▶ [Set problem] Beginning with the first line, set down every line through the one containing "import seaborn as sns", exactly as it appears, but not the pictures.

▶ [Given information]
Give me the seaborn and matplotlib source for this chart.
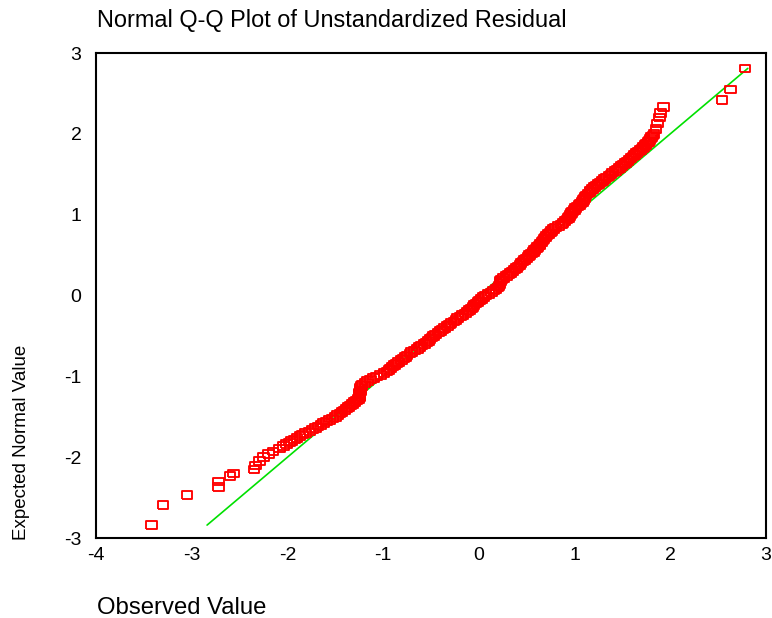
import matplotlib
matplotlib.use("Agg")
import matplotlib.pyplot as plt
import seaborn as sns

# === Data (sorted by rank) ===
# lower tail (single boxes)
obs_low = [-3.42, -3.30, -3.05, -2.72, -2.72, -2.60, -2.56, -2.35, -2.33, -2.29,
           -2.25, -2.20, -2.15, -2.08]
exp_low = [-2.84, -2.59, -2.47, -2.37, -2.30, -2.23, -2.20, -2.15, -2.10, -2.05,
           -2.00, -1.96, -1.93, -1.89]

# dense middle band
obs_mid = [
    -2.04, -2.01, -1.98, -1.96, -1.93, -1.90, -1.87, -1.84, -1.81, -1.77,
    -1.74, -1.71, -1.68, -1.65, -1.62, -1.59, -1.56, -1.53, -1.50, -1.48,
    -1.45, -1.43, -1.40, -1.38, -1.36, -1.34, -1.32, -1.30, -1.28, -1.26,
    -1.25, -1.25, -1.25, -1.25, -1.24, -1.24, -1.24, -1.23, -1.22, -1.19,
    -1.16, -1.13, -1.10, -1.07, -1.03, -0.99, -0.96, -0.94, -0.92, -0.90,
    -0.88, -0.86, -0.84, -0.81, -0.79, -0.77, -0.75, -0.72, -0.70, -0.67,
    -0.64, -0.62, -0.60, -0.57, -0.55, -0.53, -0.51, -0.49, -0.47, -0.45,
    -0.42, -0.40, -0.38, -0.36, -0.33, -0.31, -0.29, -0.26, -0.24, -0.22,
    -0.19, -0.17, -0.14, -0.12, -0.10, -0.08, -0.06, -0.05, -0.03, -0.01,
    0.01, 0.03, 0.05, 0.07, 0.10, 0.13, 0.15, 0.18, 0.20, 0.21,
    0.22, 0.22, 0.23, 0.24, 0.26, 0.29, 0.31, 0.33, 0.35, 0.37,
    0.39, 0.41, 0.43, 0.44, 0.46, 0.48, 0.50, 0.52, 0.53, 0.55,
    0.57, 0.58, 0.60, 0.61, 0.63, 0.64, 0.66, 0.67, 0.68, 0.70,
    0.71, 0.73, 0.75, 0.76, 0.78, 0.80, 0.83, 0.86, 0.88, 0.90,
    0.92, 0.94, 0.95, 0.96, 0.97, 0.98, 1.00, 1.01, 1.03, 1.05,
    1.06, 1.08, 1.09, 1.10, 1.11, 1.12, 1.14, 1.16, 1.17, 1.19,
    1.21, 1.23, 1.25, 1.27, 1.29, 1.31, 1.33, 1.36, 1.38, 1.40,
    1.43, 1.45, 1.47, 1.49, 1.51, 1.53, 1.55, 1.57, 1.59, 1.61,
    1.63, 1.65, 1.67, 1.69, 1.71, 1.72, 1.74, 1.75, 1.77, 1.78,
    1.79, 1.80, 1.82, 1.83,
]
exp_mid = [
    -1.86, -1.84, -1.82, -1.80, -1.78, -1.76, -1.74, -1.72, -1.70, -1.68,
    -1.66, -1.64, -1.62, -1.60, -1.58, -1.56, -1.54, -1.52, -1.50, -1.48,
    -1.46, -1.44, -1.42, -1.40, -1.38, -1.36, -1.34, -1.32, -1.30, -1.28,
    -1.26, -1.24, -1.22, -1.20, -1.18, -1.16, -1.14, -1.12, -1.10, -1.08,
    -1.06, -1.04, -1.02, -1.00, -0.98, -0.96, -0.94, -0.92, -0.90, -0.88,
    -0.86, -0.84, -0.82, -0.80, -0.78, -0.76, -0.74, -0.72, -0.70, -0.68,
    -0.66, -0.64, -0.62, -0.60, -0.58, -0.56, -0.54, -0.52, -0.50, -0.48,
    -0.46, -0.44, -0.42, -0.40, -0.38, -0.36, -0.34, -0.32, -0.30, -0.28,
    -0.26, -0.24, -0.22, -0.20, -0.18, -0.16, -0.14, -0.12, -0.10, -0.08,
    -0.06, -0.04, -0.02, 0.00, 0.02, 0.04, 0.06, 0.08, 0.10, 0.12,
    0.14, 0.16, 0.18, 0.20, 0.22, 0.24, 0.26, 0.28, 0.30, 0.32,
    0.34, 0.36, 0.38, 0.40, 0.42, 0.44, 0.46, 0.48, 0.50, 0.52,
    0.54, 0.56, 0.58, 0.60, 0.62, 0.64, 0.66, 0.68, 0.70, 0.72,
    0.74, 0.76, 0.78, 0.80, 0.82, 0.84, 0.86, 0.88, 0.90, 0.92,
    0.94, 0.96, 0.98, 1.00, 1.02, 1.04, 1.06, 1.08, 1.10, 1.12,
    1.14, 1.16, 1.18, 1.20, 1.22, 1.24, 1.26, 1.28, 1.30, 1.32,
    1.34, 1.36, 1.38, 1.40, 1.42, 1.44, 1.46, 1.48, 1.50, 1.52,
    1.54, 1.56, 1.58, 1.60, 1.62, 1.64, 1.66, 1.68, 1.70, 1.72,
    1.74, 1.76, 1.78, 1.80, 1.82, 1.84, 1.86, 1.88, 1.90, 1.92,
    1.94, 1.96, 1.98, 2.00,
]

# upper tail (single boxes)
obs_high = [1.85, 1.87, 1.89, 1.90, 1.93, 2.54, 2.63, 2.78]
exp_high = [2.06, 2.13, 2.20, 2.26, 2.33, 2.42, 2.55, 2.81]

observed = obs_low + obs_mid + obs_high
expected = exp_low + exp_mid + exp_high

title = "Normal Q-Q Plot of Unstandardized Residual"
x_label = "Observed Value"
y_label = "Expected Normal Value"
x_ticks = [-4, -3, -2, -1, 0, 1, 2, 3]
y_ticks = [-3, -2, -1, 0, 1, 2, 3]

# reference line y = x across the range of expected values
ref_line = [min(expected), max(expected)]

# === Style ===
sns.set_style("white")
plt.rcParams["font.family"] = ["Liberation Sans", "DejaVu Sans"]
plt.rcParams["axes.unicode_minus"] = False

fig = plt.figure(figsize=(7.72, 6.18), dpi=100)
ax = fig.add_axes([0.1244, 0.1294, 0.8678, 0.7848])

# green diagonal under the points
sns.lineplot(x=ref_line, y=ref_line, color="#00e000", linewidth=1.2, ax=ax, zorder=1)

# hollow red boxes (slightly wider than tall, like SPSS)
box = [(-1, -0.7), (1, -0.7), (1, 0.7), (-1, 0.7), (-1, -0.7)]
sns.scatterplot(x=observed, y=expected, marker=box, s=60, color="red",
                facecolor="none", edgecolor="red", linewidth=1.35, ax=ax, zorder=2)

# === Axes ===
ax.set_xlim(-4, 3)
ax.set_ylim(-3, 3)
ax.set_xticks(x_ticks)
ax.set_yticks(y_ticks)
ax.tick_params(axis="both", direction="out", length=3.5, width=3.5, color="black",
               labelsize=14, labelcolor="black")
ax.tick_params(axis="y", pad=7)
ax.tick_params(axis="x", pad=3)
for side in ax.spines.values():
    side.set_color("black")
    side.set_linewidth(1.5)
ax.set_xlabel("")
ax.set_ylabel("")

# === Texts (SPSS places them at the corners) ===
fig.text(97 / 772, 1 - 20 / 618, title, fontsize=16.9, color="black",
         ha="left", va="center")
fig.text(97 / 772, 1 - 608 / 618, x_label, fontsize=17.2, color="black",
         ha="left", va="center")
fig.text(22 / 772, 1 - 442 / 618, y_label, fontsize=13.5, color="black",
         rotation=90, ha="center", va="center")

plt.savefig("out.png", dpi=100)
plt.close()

▶ [In response]
Give me the seaborn and matplotlib source for this chart.
import matplotlib
matplotlib.use("Agg")
import matplotlib.pyplot as plt
import seaborn as sns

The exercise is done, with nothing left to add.